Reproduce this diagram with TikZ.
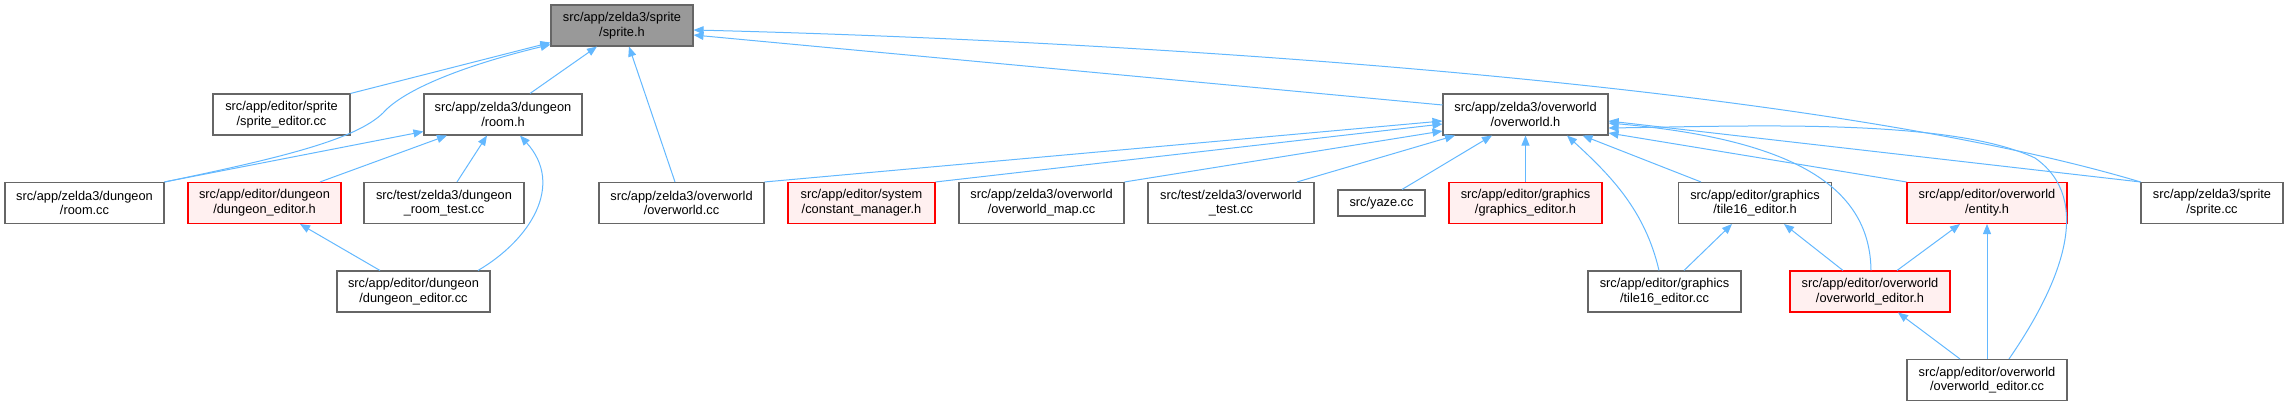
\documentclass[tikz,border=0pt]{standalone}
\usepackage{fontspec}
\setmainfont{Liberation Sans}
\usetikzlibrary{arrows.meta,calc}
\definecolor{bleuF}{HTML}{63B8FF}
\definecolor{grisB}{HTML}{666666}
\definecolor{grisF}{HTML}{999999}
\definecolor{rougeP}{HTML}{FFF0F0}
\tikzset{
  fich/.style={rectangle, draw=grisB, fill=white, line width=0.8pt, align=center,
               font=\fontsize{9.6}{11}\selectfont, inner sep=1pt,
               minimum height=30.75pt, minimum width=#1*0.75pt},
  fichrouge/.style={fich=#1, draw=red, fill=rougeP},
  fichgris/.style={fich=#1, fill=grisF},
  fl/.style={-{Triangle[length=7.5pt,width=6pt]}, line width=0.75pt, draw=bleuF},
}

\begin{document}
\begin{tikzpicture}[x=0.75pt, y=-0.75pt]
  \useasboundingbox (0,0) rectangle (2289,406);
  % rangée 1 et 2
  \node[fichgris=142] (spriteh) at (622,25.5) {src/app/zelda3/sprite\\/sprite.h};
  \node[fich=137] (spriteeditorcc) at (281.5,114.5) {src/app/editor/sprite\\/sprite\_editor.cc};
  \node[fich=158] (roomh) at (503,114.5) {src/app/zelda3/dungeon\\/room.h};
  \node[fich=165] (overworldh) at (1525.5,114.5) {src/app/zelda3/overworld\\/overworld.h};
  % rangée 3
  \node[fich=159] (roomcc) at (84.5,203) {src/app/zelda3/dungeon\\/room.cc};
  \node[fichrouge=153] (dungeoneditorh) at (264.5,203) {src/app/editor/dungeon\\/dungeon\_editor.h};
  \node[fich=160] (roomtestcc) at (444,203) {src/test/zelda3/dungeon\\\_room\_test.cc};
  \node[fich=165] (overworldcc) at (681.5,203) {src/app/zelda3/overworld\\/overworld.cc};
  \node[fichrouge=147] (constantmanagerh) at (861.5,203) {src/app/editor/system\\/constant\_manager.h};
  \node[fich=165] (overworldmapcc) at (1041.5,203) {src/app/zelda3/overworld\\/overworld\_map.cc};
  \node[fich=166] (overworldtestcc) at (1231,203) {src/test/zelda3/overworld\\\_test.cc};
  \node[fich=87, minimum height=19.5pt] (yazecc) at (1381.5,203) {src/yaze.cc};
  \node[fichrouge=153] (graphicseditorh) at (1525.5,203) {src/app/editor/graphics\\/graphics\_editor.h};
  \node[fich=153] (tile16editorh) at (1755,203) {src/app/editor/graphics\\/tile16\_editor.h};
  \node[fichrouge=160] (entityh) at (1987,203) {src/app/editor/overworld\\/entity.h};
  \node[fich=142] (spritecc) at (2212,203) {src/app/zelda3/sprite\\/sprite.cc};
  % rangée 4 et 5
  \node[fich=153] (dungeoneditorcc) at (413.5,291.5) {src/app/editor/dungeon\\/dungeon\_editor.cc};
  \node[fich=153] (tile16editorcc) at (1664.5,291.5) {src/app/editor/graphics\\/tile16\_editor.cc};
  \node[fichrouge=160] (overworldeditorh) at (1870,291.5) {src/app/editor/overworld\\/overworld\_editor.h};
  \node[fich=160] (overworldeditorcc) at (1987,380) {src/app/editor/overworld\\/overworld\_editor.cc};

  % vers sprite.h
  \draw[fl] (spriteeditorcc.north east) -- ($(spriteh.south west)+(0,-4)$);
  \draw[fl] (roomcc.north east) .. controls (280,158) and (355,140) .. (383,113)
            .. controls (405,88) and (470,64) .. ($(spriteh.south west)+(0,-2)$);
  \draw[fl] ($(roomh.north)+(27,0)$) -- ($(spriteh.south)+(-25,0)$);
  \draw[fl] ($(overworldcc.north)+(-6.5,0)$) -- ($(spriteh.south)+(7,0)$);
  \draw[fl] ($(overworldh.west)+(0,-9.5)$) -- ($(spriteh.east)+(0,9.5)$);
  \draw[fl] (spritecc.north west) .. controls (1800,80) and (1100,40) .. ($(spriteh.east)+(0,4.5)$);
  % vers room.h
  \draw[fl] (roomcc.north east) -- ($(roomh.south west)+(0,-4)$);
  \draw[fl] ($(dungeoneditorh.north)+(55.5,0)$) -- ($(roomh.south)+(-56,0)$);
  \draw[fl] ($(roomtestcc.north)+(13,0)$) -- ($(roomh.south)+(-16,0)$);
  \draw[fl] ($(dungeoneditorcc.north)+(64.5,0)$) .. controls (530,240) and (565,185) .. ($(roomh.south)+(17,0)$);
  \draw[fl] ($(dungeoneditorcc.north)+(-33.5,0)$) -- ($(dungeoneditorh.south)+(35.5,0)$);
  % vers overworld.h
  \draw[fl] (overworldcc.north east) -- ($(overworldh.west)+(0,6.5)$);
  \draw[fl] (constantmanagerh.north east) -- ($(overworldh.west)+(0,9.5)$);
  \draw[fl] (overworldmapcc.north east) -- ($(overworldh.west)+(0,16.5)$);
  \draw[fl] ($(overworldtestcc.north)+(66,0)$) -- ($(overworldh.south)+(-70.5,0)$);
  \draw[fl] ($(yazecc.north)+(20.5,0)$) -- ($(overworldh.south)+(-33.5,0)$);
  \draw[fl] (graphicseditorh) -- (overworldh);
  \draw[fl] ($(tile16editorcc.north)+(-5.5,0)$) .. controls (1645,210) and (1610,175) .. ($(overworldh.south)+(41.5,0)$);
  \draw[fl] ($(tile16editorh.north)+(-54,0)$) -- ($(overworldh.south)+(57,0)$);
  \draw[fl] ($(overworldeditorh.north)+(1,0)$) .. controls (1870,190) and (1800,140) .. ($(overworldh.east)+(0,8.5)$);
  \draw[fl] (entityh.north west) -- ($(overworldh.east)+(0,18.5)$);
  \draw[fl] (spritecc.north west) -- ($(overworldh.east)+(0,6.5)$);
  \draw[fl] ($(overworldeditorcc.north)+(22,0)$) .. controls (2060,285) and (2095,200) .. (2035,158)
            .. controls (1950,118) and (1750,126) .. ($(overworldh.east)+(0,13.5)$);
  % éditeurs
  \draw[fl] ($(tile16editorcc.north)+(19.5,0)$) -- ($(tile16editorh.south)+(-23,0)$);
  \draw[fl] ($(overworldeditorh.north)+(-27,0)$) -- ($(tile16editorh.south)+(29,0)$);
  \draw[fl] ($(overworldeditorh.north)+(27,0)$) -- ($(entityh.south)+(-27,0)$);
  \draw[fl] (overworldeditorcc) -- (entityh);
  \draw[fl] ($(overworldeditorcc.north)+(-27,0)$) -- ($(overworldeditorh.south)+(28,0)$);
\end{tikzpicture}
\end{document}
• • • •
## [WHAT TO DO]
Quote the data above in full and without alteration; skip the pictures.

## [RESPONSE TO THE EXERCISE]
Reproduce this diagram with TikZ.
\documentclass[tikz,border=0pt]{standalone}
\usepackage{fontspec}
\setmainfont{Liberation Sans}
\usetikzlibrary{arrows.meta,calc}
\definecolor{bleuF}{HTML}{63B8FF}
\definecolor{grisB}{HTML}{666666}
\definecolor{grisF}{HTML}{999999}
\definecolor{rougeP}{HTML}{FFF0F0}
\tikzset{
  fich/.style={rectangle, draw=grisB, fill=white, line width=0.8pt, align=center,
               font=\fontsize{9.6}{11}\selectfont, inner sep=1pt,
               minimum height=30.75pt, minimum width=#1*0.75pt},
  fichrouge/.style={fich=#1, draw=red, fill=rougeP},
  fichgris/.style={fich=#1, fill=grisF},
  fl/.style={-{Triangle[length=7.5pt,width=6pt]}, line width=0.75pt, draw=bleuF},
}

\begin{document}
\begin{tikzpicture}[x=0.75pt, y=-0.75pt]
  \useasboundingbox (0,0) rectangle (2289,406);
  % rangée 1 et 2
  \node[fichgris=142] (spriteh) at (622,25.5) {src/app/zelda3/sprite\\/sprite.h};
  \node[fich=137] (spriteeditorcc) at (281.5,114.5) {src/app/editor/sprite\\/sprite\_editor.cc};
  \node[fich=158] (roomh) at (503,114.5) {src/app/zelda3/dungeon\\/room.h};
  \node[fich=165] (overworldh) at (1525.5,114.5) {src/app/zelda3/overworld\\/overworld.h};
  % rangée 3
  \node[fich=159] (roomcc) at (84.5,203) {src/app/zelda3/dungeon\\/room.cc};
  \node[fichrouge=153] (dungeoneditorh) at (264.5,203) {src/app/editor/dungeon\\/dungeon\_editor.h};
  \node[fich=160] (roomtestcc) at (444,203) {src/test/zelda3/dungeon\\\_room\_test.cc};
  \node[fich=165] (overworldcc) at (681.5,203) {src/app/zelda3/overworld\\/overworld.cc};
  \node[fichrouge=147] (constantmanagerh) at (861.5,203) {src/app/editor/system\\/constant\_manager.h};
  \node[fich=165] (overworldmapcc) at (1041.5,203) {src/app/zelda3/overworld\\/overworld\_map.cc};
  \node[fich=166] (overworldtestcc) at (1231,203) {src/test/zelda3/overworld\\\_test.cc};
  \node[fich=87, minimum height=19.5pt] (yazecc) at (1381.5,203) {src/yaze.cc};
  \node[fichrouge=153] (graphicseditorh) at (1525.5,203) {src/app/editor/graphics\\/graphics\_editor.h};
  \node[fich=153] (tile16editorh) at (1755,203) {src/app/editor/graphics\\/tile16\_editor.h};
  \node[fichrouge=160] (entityh) at (1987,203) {src/app/editor/overworld\\/entity.h};
  \node[fich=142] (spritecc) at (2212,203) {src/app/zelda3/sprite\\/sprite.cc};
  % rangée 4 et 5
  \node[fich=153] (dungeoneditorcc) at (413.5,291.5) {src/app/editor/dungeon\\/dungeon\_editor.cc};
  \node[fich=153] (tile16editorcc) at (1664.5,291.5) {src/app/editor/graphics\\/tile16\_editor.cc};
  \node[fichrouge=160] (overworldeditorh) at (1870,291.5) {src/app/editor/overworld\\/overworld\_editor.h};
  \node[fich=160] (overworldeditorcc) at (1987,380) {src/app/editor/overworld\\/overworld\_editor.cc};

  % vers sprite.h
  \draw[fl] (spriteeditorcc.north east) -- ($(spriteh.south west)+(0,-4)$);
  \draw[fl] (roomcc.north east) .. controls (280,158) and (355,140) .. (383,113)
            .. controls (405,88) and (470,64) .. ($(spriteh.south west)+(0,-2)$);
  \draw[fl] ($(roomh.north)+(27,0)$) -- ($(spriteh.south)+(-25,0)$);
  \draw[fl] ($(overworldcc.north)+(-6.5,0)$) -- ($(spriteh.south)+(7,0)$);
  \draw[fl] ($(overworldh.west)+(0,-9.5)$) -- ($(spriteh.east)+(0,9.5)$);
  \draw[fl] (spritecc.north west) .. controls (1800,80) and (1100,40) .. ($(spriteh.east)+(0,4.5)$);
  % vers room.h
  \draw[fl] (roomcc.north east) -- ($(roomh.south west)+(0,-4)$);
  \draw[fl] ($(dungeoneditorh.north)+(55.5,0)$) -- ($(roomh.south)+(-56,0)$);
  \draw[fl] ($(roomtestcc.north)+(13,0)$) -- ($(roomh.south)+(-16,0)$);
  \draw[fl] ($(dungeoneditorcc.north)+(64.5,0)$) .. controls (530,240) and (565,185) .. ($(roomh.south)+(17,0)$);
  \draw[fl] ($(dungeoneditorcc.north)+(-33.5,0)$) -- ($(dungeoneditorh.south)+(35.5,0)$);
  % vers overworld.h
  \draw[fl] (overworldcc.north east) -- ($(overworldh.west)+(0,6.5)$);
  \draw[fl] (constantmanagerh.north east) -- ($(overworldh.west)+(0,9.5)$);
  \draw[fl] (overworldmapcc.north east) -- ($(overworldh.west)+(0,16.5)$);
  \draw[fl] ($(overworldtestcc.north)+(66,0)$) -- ($(overworldh.south)+(-70.5,0)$);
  \draw[fl] ($(yazecc.north)+(20.5,0)$) -- ($(overworldh.south)+(-33.5,0)$);
  \draw[fl] (graphicseditorh) -- (overworldh);
  \draw[fl] ($(tile16editorcc.north)+(-5.5,0)$) .. controls (1645,210) and (1610,175) .. ($(overworldh.south)+(41.5,0)$);
  \draw[fl] ($(tile16editorh.north)+(-54,0)$) -- ($(overworldh.south)+(57,0)$);
  \draw[fl] ($(overworldeditorh.north)+(1,0)$) .. controls (1870,190) and (1800,140) .. ($(overworldh.east)+(0,8.5)$);
  \draw[fl] (entityh.north west) -- ($(overworldh.east)+(0,18.5)$);
  \draw[fl] (spritecc.north west) -- ($(overworldh.east)+(0,6.5)$);
  \draw[fl] ($(overworldeditorcc.north)+(22,0)$) .. controls (2060,285) and (2095,200) .. (2035,158)
            .. controls (1950,118) and (1750,126) .. ($(overworldh.east)+(0,13.5)$);
  % éditeurs
  \draw[fl] ($(tile16editorcc.north)+(19.5,0)$) -- ($(tile16editorh.south)+(-23,0)$);
  \draw[fl] ($(overworldeditorh.north)+(-27,0)$) -- ($(tile16editorh.south)+(29,0)$);
  \draw[fl] ($(overworldeditorh.north)+(27,0)$) -- ($(entityh.south)+(-27,0)$);
  \draw[fl] (overworldeditorcc) -- (entityh);
  \draw[fl] ($(overworldeditorcc.north)+(-27,0)$) -- ($(overworldeditorh.south)+(28,0)$);
\end{tikzpicture}
\end{document}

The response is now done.